In their turn, Elene and Æthelflæd demonstrate the importance of recalling that, while loneliness can be an emotive response to exile, the two ideas are not prescriptively causal. Exile, or social isolation, will not necessarily produce loneliness, or emotional isolation; meanwhile, it is perfectly possible to experience emotional isolation while in company. This may well be what is observed in Elene’s distanced relationship with her men, and Æthelflæd’s response to the loss of her thegns.

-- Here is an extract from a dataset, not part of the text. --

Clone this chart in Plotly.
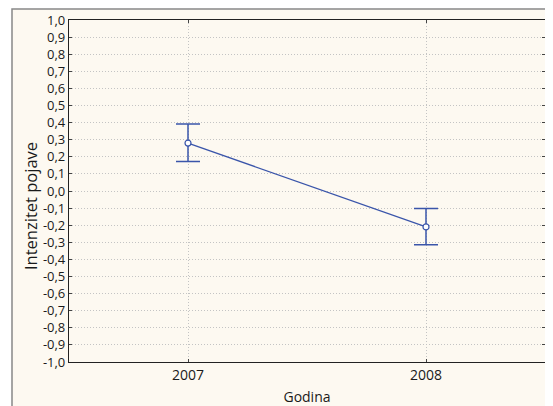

Yet, these distinct examples illuminate certain commonalities which permeate queenly experiences of exile and loneliness. Foremost among these is that, in every case, each woman’s authority and presence at the centre of power is contingent on their relationships to their male kin. Even Elene’s autonomy while away from Constantine’s court is implicitly contingent on the degree of removal from her son and his centre of influence. More importantly, patterns of exile and loneliness can be observed as tied to queenly afterlives, most readily observable in the queens of Beowulf and in the lives of Eadgifu, Ælfthryth, and Emma. The death of the king or kin begets emotional loneliness (responding to the absence of a close individual), begets social isolation (exile), begets social loneliness (responding to the absence of community). While emotional isolation (loneliness), in truth, can only be hypothesised, the literary sources here examined suggest this is not an unreasonable thesis. To once more quote Lois Huneycutt, “used carefully, literary sources can also provide a window into the role of the queen…” (2003, p. 31). The motifs of queenly exile in Old English poetry, and their parallels to the experiences of late Anglo-Saxon queens, provide insight into how queenly lifecycles were perceived, into behavioural paradigms associated with phases of queenship, and thus into how England’s historical queens may have experienced the phenomena of exile and loneliness.